It is said that hail cause an average of about $1 billion in damage to crops and property each year. If that's true, a recent hailstorm in North Texas is quickly approaching half that amount on its own.
The Insurance Council of Texas has already issued another update to a massive hailstorm that pelted the city of Amarillo with hail up to the size of baseballs on May 28. ICT says insured losses are expected to reach $400 million.
The new predicted insured-loss total is a quick jump from an earlier estimate of $200 million released about three days after the storm pounded Amarillo, Texas' fourteenth-largest city, in the state's Panhandle—within the same line as the recent string of severe weather affecting Oklahoma.
ICT spokesman Mark Hanna says about 35,000 vehicles and thousands of homes have been damaged by the May 28 storm. Windshields were shattered and roofs sustained heavy damage. Hanna reports the Drury Body Shop in Amarillo says there is a two-month wait for repairs.
Roofers say they will still be busy with repairs at this time next year. One roofer Hanna spoke to, Brandon Roberts of West Texas Roofing, says high-end roofs and the highest class of impact-resistant asphalt shingles are totaled out.
The National Oceanic Atmospheric Administration says hail causes about $1 billion dollars in damage, on average, to crops and property each year.
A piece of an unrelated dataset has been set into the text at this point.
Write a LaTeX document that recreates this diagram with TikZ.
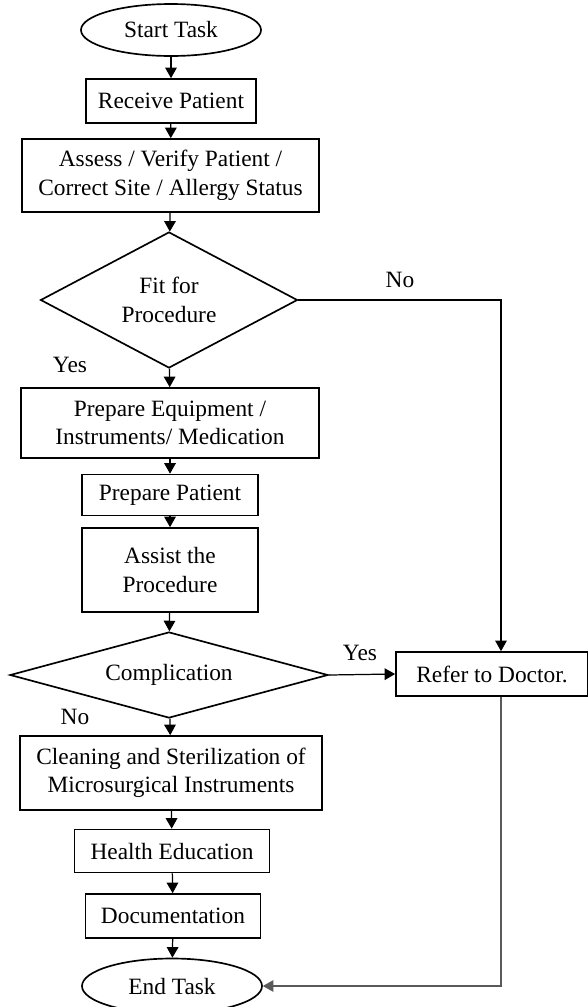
\documentclass[tikz,border=0pt]{standalone}
\usepackage{fontspec}
\setmainfont{Liberation Serif}
\usetikzlibrary{arrows.meta, positioning, calc, shapes.geometric}

\begin{document}
\begin{tikzpicture}[
                >={Triangle[length=6pt, width=6.6pt]},
                every node/.style={font=\fontsize{13.3}{16.2}\selectfont},
                blk/.style  ={draw, line width=0.95pt, inner sep=1pt, align=center},
                term/.style ={draw, line width=0.95pt, ellipse, inner sep=0pt},
                dec/.style  ={draw, line width=0.95pt, diamond, aspect=1.9,
                        inner sep=0pt, align=center},
                flow/.style ={->, line width=0.7pt},
                lbl/.style  ={inner sep=0pt}
            ]
            \useasboundingbox (0,0) rectangle (11.76,-20.14);

            %% ---- MAIN column: start to first decision -----------------------
            \node[term, minimum width=3.6cm, minimum height=1.04cm] (start) at (3.42,-0.60) {Start Task};
            \node[blk, minimum width=3.4cm, minimum height=0.88cm] (recv) at (3.42,-2.02) {Receive Patient};
            \node[blk, minimum width=5.94cm, minimum height=1.46cm] (assess) at (3.41,-3.51)
                {Assess / Verify Patient /\\Correct Site / Allergy Status};
            \node[dec, minimum width=5.14cm, minimum height=2.72cm] (fit) at (3.38,-6.00)
                {Fit for\\Procedure};

            %% ---- MAIN column: preparation and procedure ---------------------
            \node[blk, minimum width=5.96cm, minimum height=1.40cm] (prepeq) at (3.40,-8.46)
                {Prepare Equipment /\\Instruments/ Medication};
            \node[blk, minimum width=3.52cm, minimum height=0.82cm] (preppt) at (3.40,-9.90) {Prepare Patient};
            \node[blk, minimum width=3.52cm, minimum height=1.68cm] (assist) at (3.40,-11.40)
                {Assist the\\Procedure};
            \node[dec, minimum width=6.36cm, minimum height=1.72cm, aspect=3.7] (compl) at (3.38,-13.50)
                {Complication};

            %% ---- MAIN column: after the procedure ---------------------------
            \node[blk, minimum width=6.04cm, minimum height=1.48cm] (clean) at (3.42,-15.46)
                {Cleaning and Sterilization of\\Microsurgical Instruments};
            \node[blk, minimum width=3.9cm, minimum height=0.86cm] (health) at (3.44,-17.02) {Health Education};
            \node[blk, minimum width=3.5cm, minimum height=0.88cm] (docu) at (3.46,-18.32) {Documentation};
            \node[term, minimum width=3.6cm, minimum height=1.1cm] (end) at (3.44,-19.72) {End Task};

            %% ---- RIGHT: referral ---------------------------------------------
            \node[blk, minimum width=3.84cm, minimum height=0.88cm] (refer) at (9.84,-13.48) {Refer to Doctor.};
            \coordinate (side) at (10.02,-6.00);

            %% ---- connectors -----------------------------------------------------
            \draw[flow] (start) -- (recv);
            \draw[flow] (recv) -- (assess);
            \draw[flow] (assess) -- (fit);
            \draw[flow] (fit) -- (prepeq);
            \draw[flow] (prepeq) -- (preppt);
            \draw[flow] (preppt) -- (assist);
            \draw[flow] (assist) -- (compl);
            \draw[flow] (compl) -- (clean);
            \draw[flow] (clean) -- (health);
            \draw[flow] (health) -- (docu);
            \draw[flow] (docu) -- (end);
            \draw[flow] (compl.east) -- (refer.west);
            \draw[flow, line width=0.6pt] (fit.east) -- (side) -- (side |- refer.north);
            \draw[flow, line width=0.6pt, draw=black!65] (side |- refer.south) |- (end.east);

            %% ---- branch labels ----------------------------------------------------
            \node[lbl] (no1)  at (8.00,-5.60)  {No};
            \node[lbl] (yes1) at (1.40,-7.30)  {Yes};
            \node[lbl] (yes2) at (7.20,-13.06) {Yes};
            \node[lbl] (no2)  at (1.50,-14.34) {No};

        \end{tikzpicture}
\end{document}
Events involving wind, hail or flood accounted for $14.8 billion in insured catastrophe losses in 2011 dollars from 1992 to 2011 (not including payouts from the National Flood Insurance Program), according to ISO.
Earlier this month tornadoes and hail in the North Texas region on May 15 caused about $250 million in insured losses, according to preliminary estimates from ICT.
Hanna says the estimate will likely change since the storm affected a large area—seven or eight counties—and insurers continued to count claims. The storms included softball-sized hail and cut power to tens of thousands of home and businesses.
This time of year has not been kind to Texas vehicles. Last year insured losses from a June hailstorm in the Dallas-Fort Worth area were about $900 million—and that followed insured losses of about $750 million from tornadoes and hail in the same area in April 2012.